EXERCISE GOAL>
Do not include the pictures; repeat the rest of the data exactly.

DATA EXTRACT>

::::::

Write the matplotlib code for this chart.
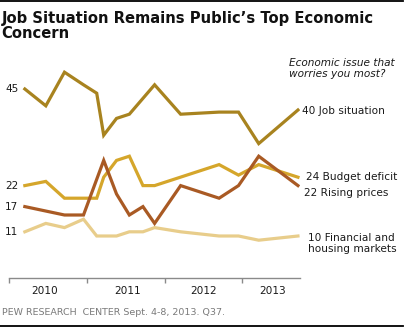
import matplotlib
matplotlib.use("Agg")
import matplotlib.pyplot as plt
from matplotlib.lines import Line2D

W, H = 405, 328

# ---- data (decimal years, percent) ----
job_x = [2010.20, 2010.47, 2010.71, 2010.955, 2011.125, 2011.215, 2011.38, 2011.545,
         2011.87, 2012.205, 2012.70, 2012.95, 2013.21, 2013.715]
job_y = [45, 41, 49, 46, 44, 34, 38, 39, 46, 39, 39.5, 39.5, 32, 40]

budget_x = [2010.20, 2010.47, 2010.71, 2011.125, 2011.215, 2011.38, 2011.545, 2011.72,
            2011.87, 2012.70, 2012.95, 2013.21, 2013.715]
budget_y = [22, 23, 19, 19, 24, 28, 29, 22, 22, 27, 24.5, 27, 24]

prices_x = [2010.20, 2010.71, 2010.955, 2011.215, 2011.38, 2011.545, 2011.72, 2011.87,
            2012.205, 2012.70, 2012.95, 2013.21, 2013.715]
prices_y = [17, 15, 15, 28, 20, 15, 17, 13, 22, 19, 22, 29, 22]

fin_x = [2010.20, 2010.47, 2010.71, 2010.955, 2011.125, 2011.38, 2011.545, 2011.72,
         2011.87, 2012.205, 2012.70, 2012.95, 2013.21, 2013.715]
fin_y = [11, 13, 12, 14, 10, 10, 11, 11, 12, 11, 10, 10, 9, 10]

years = [2010, 2011, 2012, 2013]
year_label_pos = [2010.46, 2011.52, 2012.50, 2013.39]
left_labels = [45, 22, 17, 11]
right_labels = ["40 Job situation", "24 Budget deficit",
                "22 Rising prices", "10 Financial and\nhousing markets"]
title_lines = ["Job Situation Remains Public\u2019s Top Economic", "Concern"]

c_job = "#A8831F"
c_budget = "#D5A62B"
c_prices = "#A95A24"
c_fin = "#E8CD8B"

fig = plt.figure(figsize=(W / 100, H / 100), dpi=100)

def fx(x):
    return x / W

def fy(y):
    return 1 - y / H

# axes: x from px 9.3 (2010) to px 300; y zero at px 278, 4.2 px per point
x_left, x_right = 9.3, 300.0
ppy = 77.7
y_zero, y_top = 278.0, 55.0
ppv = 4.2
ax = fig.add_axes([fx(x_left), fy(y_zero), (x_right - x_left) / W, (y_zero - y_top) / H])
ax.set_xlim(2010, 2010 + (x_right - x_left) / ppy)
ax.set_ylim(0, (y_zero - y_top) / ppv)
ax.patch.set_alpha(0)

lw = 2.3
ax.plot(fin_x, fin_y, color=c_fin, lw=lw, solid_joinstyle="miter", zorder=2)
ax.plot(budget_x, budget_y, color=c_budget, lw=lw, solid_joinstyle="miter", zorder=3)
ax.plot(prices_x, prices_y, color=c_prices, lw=lw, solid_joinstyle="miter", zorder=4)
ax.plot(job_x, job_y, color=c_job, lw=lw, solid_joinstyle="miter", zorder=5)

for s in ["top", "left", "right"]:
    ax.spines[s].set_visible(False)
ax.spines["bottom"].set_color("#8a8a8a")
ax.spines["bottom"].set_linewidth(1.0)
ax.set_yticks([])
ax.set_xticks(years)
ax.tick_params(axis="x", direction="out", length=3.5, width=1.0, color="#8a8a8a",
               labelbottom=False)

fs = 7.6
for yr, xp in zip(years, year_label_pos):
    ax.text(xp, -12.7 / ppv, str(yr), ha="center", va="center", fontsize=fs, color="#1a1a1a")

# left value labels
for v in left_labels:
    ax.text(2010 + (18.5 - x_left) / ppy, v, str(v), ha="right", va="center",
            fontsize=fs, color="#1a1a1a")

# right labels (pixel placed)
right_pos = [(301.5, 111), (305.5, 176.5), (304.5, 193), (308, 243.5)]
for txt, (px, py) in zip(right_labels, right_pos):
    fig.text(fx(px), fy(py), txt, ha="left", va="center", fontsize=fs, color="#1a1a1a",
             linespacing=1.15)

# question
fig.text(fx(289), fy(68.5), "Economic issue that\nworries you most?", ha="left", va="center",
         fontsize=fs, style="italic", color="#1a1a1a", linespacing=1.15)

# title
for line, base in zip(title_lines, [23.3, 38.3]):
    fig.text(fx(1.5), fy(base), line, ha="left", va="baseline", fontsize=10.6,
             fontweight="bold", color="#111111")

# source
fig.text(fx(1.5), fy(312.5), "PEW RESEARCH  CENTER Sept. 4-8, 2013. Q37.", ha="left",
         va="center", fontsize=6.8, color="#7a7a7a")

# top and bottom rules
fig.add_artist(Line2D([0, 1 - 2 / W], [fy(1), fy(1)], transform=fig.transFigure,
                      color="black", lw=1.3))
fig.add_artist(Line2D([0, 1 - 2 / W], [fy(326), fy(326)], transform=fig.transFigure,
                      color="black", lw=1.3))

fig.savefig("out.png", dpi=100)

::::::

TASK OUTPUT>
Write the matplotlib code for this chart.
import matplotlib
matplotlib.use("Agg")
import matplotlib.pyplot as plt
from matplotlib.lines import Line2D

W, H = 405, 328

# ---- data (decimal years, percent) ----
job_x = [2010.20, 2010.47, 2010.71, 2010.955, 2011.125, 2011.215, 2011.38, 2011.545,
         2011.87, 2012.205, 2012.70, 2012.95, 2013.21, 2013.715]
job_y = [45, 41, 49, 46, 44, 34, 38, 39, 46, 39, 39.5, 39.5, 32, 40]

budget_x = [2010.20, 2010.47, 2010.71, 2011.125, 2011.215, 2011.38, 2011.545, 2011.72,
            2011.87, 2012.70, 2012.95, 2013.21, 2013.715]
budget_y = [22, 23, 19, 19, 24, 28, 29, 22, 22, 27, 24.5, 27, 24]

prices_x = [2010.20, 2010.71, 2010.955, 2011.215, 2011.38, 2011.545, 2011.72, 2011.87,
            2012.205, 2012.70, 2012.95, 2013.21, 2013.715]
prices_y = [17, 15, 15, 28, 20, 15, 17, 13, 22, 19, 22, 29, 22]

fin_x = [2010.20, 2010.47, 2010.71, 2010.955, 2011.125, 2011.38, 2011.545, 2011.72,
         2011.87, 2012.205, 2012.70, 2012.95, 2013.21, 2013.715]
fin_y = [11, 13, 12, 14, 10, 10, 11, 11, 12, 11, 10, 10, 9, 10]

years = [2010, 2011, 2012, 2013]
year_label_pos = [2010.46, 2011.52, 2012.50, 2013.39]
left_labels = [45, 22, 17, 11]
right_labels = ["40 Job situation", "24 Budget deficit",
                "22 Rising prices", "10 Financial and\nhousing markets"]
title_lines = ["Job Situation Remains Public\u2019s Top Economic", "Concern"]

c_job = "#A8831F"
c_budget = "#D5A62B"
c_prices = "#A95A24"
c_fin = "#E8CD8B"

fig = plt.figure(figsize=(W / 100, H / 100), dpi=100)

def fx(x):
    return x / W

def fy(y):
    return 1 - y / H

# axes: x from px 9.3 (2010) to px 300; y zero at px 278, 4.2 px per point
x_left, x_right = 9.3, 300.0
ppy = 77.7
y_zero, y_top = 278.0, 55.0
ppv = 4.2
ax = fig.add_axes([fx(x_left), fy(y_zero), (x_right - x_left) / W, (y_zero - y_top) / H])
ax.set_xlim(2010, 2010 + (x_right - x_left) / ppy)
ax.set_ylim(0, (y_zero - y_top) / ppv)
ax.patch.set_alpha(0)

lw = 2.3
ax.plot(fin_x, fin_y, color=c_fin, lw=lw, solid_joinstyle="miter", zorder=2)
ax.plot(budget_x, budget_y, color=c_budget, lw=lw, solid_joinstyle="miter", zorder=3)
ax.plot(prices_x, prices_y, color=c_prices, lw=lw, solid_joinstyle="miter", zorder=4)
ax.plot(job_x, job_y, color=c_job, lw=lw, solid_joinstyle="miter", zorder=5)

for s in ["top", "left", "right"]:
    ax.spines[s].set_visible(False)
ax.spines["bottom"].set_color("#8a8a8a")
ax.spines["bottom"].set_linewidth(1.0)
ax.set_yticks([])
ax.set_xticks(years)
ax.tick_params(axis="x", direction="out", length=3.5, width=1.0, color="#8a8a8a",
               labelbottom=False)

fs = 7.6
for yr, xp in zip(years, year_label_pos):
    ax.text(xp, -12.7 / ppv, str(yr), ha="center", va="center", fontsize=fs, color="#1a1a1a")

# left value labels
for v in left_labels:
    ax.text(2010 + (18.5 - x_left) / ppy, v, str(v), ha="right", va="center",
            fontsize=fs, color="#1a1a1a")

# right labels (pixel placed)
right_pos = [(301.5, 111), (305.5, 176.5), (304.5, 193), (308, 243.5)]
for txt, (px, py) in zip(right_labels, right_pos):
    fig.text(fx(px), fy(py), txt, ha="left", va="center", fontsize=fs, color="#1a1a1a",
             linespacing=1.15)

# question
fig.text(fx(289), fy(68.5), "Economic issue that\nworries you most?", ha="left", va="center",
         fontsize=fs, style="italic", color="#1a1a1a", linespacing=1.15)

# title
for line, base in zip(title_lines, [23.3, 38.3]):
    fig.text(fx(1.5), fy(base), line, ha="left", va="baseline", fontsize=10.6,
             fontweight="bold", color="#111111")

# source
fig.text(fx(1.5), fy(312.5), "PEW RESEARCH  CENTER Sept. 4-8, 2013. Q37.", ha="left",
         va="center", fontsize=6.8, color="#7a7a7a")

# top and bottom rules
fig.add_artist(Line2D([0, 1 - 2 / W], [fy(1), fy(1)], transform=fig.transFigure,
                      color="black", lw=1.3))
fig.add_artist(Line2D([0, 1 - 2 / W], [fy(326), fy(326)], transform=fig.transFigure,
                      color="black", lw=1.3))

fig.savefig("out.png", dpi=100)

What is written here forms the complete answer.